> _AVAILABLE DATA_:
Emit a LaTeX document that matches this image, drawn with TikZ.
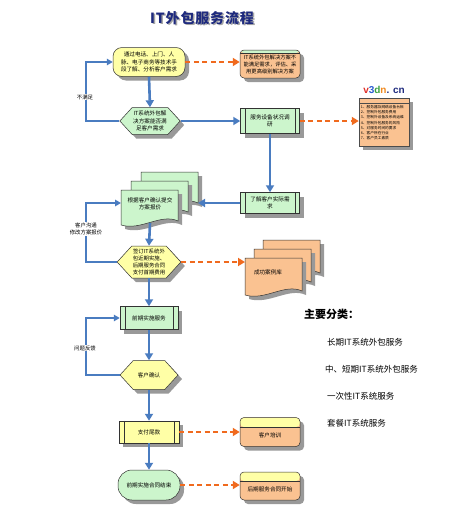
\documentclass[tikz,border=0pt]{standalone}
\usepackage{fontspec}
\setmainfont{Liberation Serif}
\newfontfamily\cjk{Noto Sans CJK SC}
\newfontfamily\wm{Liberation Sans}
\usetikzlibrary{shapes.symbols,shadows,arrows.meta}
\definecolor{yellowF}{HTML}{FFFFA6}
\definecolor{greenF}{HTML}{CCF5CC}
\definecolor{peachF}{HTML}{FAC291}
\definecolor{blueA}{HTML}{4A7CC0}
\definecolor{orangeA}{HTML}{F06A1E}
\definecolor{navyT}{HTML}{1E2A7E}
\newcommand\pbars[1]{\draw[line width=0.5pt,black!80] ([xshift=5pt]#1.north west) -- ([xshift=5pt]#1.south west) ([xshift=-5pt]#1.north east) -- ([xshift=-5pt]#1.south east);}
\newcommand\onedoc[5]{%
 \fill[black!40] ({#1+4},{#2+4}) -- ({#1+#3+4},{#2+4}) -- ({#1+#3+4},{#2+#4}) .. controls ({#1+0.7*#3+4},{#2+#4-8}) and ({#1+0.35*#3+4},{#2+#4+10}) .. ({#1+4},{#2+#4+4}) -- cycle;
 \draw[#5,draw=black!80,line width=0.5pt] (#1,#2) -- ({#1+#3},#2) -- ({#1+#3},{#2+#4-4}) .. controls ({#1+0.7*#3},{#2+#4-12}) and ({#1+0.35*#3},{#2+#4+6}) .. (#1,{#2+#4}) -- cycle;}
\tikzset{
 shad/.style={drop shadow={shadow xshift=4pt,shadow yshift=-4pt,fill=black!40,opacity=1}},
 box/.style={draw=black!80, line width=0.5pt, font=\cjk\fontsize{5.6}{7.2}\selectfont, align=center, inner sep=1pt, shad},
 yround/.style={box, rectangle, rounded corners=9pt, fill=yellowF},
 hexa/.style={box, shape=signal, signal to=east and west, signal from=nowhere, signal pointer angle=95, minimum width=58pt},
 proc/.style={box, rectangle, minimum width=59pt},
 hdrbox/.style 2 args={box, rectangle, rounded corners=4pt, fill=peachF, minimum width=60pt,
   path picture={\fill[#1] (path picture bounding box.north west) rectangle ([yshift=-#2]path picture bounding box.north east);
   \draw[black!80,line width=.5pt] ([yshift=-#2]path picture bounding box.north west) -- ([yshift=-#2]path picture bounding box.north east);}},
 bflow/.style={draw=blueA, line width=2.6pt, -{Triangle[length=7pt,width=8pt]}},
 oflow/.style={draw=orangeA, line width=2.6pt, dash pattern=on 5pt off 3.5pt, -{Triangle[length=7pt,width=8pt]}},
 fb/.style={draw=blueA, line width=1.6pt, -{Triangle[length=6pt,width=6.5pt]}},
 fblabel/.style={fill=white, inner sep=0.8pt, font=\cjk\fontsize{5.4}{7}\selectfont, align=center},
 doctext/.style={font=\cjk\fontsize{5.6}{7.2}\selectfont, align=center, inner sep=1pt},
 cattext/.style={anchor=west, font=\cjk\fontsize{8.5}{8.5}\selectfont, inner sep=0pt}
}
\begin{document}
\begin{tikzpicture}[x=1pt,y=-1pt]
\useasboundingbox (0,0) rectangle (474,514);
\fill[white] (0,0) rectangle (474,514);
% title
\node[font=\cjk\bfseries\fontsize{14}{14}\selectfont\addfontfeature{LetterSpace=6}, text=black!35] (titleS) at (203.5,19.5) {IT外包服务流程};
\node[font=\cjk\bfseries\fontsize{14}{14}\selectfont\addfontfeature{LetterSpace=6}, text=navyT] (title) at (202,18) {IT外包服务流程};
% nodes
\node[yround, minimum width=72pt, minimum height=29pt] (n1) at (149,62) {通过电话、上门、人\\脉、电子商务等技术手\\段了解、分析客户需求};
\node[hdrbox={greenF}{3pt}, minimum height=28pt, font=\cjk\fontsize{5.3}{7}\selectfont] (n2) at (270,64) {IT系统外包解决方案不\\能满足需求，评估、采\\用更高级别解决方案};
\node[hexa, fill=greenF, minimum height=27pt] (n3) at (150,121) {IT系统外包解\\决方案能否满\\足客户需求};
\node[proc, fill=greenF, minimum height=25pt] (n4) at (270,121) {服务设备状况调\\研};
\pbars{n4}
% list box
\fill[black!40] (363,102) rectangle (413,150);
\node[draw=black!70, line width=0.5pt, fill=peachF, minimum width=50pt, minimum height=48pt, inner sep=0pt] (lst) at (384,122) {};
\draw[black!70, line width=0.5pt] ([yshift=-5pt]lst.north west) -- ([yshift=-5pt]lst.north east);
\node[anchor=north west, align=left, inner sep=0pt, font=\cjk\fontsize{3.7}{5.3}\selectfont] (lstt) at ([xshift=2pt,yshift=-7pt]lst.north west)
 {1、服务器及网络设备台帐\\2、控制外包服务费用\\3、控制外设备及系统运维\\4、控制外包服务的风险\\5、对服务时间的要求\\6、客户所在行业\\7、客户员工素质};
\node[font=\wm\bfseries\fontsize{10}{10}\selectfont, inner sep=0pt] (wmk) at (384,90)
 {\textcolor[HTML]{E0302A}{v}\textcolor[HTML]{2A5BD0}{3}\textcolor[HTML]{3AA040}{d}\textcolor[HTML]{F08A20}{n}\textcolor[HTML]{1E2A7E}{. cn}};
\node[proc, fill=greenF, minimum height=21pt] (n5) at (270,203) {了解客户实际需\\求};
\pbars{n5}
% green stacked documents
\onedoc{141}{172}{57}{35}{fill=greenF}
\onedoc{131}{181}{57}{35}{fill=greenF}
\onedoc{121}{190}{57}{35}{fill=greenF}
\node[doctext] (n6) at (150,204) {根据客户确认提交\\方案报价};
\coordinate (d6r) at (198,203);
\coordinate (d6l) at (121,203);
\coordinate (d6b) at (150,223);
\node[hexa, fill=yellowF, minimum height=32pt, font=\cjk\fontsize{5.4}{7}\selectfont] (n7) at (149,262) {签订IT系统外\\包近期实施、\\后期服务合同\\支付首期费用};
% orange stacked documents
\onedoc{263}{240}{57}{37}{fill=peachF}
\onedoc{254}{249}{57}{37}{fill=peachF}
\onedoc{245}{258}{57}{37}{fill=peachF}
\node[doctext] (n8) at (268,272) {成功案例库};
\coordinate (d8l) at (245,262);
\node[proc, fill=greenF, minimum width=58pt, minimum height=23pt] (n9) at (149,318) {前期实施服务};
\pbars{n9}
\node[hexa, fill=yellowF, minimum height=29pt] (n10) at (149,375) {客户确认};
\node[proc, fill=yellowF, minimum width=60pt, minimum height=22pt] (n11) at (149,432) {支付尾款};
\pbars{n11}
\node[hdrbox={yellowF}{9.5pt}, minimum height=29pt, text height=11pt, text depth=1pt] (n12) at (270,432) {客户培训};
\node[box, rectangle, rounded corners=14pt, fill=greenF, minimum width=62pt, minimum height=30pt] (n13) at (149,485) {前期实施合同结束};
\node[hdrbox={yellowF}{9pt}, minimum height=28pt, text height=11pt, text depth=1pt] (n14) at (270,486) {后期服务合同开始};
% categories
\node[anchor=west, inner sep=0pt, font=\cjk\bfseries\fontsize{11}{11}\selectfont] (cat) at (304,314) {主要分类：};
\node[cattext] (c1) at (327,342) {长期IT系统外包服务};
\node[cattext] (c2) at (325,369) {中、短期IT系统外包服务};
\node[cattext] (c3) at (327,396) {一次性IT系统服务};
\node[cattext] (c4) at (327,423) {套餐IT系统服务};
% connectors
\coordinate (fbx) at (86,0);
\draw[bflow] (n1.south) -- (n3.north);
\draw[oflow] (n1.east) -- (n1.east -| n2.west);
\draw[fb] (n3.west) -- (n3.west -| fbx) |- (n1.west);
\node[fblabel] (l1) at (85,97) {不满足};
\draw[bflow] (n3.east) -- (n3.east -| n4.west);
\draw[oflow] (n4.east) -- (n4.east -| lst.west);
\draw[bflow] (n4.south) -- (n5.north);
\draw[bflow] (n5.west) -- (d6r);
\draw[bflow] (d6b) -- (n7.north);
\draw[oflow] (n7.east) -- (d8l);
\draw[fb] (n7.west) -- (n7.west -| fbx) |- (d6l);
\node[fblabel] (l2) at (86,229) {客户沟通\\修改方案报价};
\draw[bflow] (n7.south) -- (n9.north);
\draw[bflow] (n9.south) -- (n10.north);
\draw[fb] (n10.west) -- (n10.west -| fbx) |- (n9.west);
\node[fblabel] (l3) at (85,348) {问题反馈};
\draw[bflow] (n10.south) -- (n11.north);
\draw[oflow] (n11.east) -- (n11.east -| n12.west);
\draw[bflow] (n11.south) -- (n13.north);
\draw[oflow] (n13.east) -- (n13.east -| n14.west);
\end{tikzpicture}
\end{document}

...

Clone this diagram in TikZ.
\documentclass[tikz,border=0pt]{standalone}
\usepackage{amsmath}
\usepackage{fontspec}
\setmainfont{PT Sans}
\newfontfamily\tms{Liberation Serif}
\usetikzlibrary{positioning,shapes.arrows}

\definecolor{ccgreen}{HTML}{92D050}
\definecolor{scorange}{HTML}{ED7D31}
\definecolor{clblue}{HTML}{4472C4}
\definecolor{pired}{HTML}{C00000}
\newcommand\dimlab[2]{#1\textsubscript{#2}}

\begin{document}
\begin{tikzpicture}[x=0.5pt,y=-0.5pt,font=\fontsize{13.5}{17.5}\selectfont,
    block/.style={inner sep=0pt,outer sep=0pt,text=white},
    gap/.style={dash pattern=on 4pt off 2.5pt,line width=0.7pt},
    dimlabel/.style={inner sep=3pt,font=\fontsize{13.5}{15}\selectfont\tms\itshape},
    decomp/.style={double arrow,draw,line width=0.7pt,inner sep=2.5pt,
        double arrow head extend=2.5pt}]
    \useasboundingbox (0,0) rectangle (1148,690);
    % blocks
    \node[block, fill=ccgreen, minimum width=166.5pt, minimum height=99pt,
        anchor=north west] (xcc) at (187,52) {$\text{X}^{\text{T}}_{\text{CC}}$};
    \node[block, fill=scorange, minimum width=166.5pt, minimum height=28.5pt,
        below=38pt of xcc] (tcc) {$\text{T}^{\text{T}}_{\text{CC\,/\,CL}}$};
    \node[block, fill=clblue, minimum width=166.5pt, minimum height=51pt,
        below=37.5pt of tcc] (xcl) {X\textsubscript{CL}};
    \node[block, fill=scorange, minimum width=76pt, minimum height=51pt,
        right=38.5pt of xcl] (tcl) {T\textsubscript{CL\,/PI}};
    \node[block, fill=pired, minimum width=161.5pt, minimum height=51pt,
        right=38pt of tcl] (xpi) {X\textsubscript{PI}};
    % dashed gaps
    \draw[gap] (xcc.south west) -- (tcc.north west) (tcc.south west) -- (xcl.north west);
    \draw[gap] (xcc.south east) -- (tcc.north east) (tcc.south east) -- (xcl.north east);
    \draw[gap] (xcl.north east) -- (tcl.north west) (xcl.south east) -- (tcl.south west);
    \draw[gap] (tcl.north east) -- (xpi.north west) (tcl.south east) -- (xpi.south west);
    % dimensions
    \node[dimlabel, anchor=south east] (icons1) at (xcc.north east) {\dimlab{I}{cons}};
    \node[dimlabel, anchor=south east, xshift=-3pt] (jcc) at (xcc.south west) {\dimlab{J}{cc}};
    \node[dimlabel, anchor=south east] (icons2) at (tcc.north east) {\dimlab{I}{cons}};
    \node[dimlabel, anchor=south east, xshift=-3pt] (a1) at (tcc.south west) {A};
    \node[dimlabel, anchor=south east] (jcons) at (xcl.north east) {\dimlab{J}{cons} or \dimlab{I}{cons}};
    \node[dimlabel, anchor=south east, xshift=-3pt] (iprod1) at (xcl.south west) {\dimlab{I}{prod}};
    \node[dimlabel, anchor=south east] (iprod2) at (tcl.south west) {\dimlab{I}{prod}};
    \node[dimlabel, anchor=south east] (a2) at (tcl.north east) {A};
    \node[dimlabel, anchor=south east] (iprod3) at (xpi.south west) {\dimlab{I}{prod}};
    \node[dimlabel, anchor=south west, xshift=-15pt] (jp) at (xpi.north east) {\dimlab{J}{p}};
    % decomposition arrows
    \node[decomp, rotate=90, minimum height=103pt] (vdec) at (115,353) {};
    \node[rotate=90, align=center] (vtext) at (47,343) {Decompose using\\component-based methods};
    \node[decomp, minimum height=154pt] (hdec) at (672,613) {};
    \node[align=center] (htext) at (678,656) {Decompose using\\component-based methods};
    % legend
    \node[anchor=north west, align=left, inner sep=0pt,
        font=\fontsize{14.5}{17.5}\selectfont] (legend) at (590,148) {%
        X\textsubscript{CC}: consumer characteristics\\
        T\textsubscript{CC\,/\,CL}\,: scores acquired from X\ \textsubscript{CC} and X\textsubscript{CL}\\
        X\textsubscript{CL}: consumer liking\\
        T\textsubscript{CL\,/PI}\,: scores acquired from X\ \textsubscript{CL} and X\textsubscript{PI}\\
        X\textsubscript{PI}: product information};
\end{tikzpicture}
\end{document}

--

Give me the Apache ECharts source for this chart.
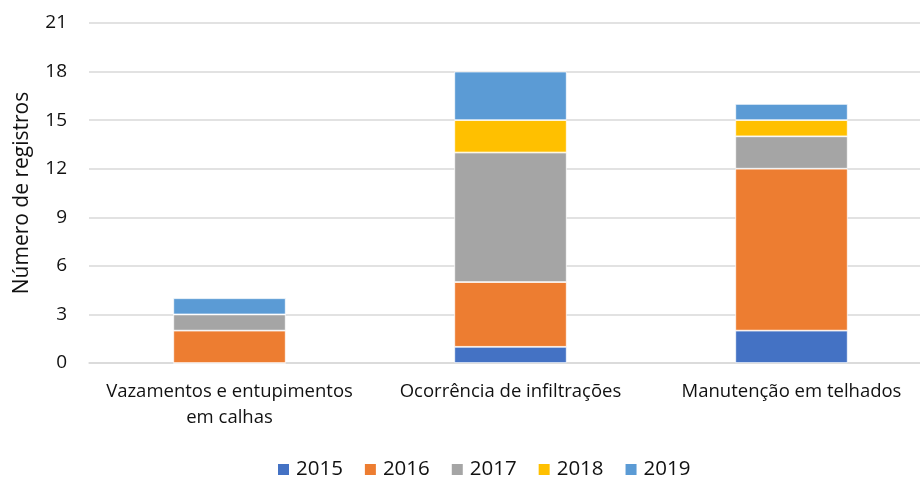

> _DIRECTIVE_: Read the entries and select each line where the word "this" is found.

> _RESPONSE TO THE TASK_:
Emit a LaTeX document that matches this image, drawn with TikZ.
Clone this diagram in TikZ.
Give me the Apache ECharts source for this chart.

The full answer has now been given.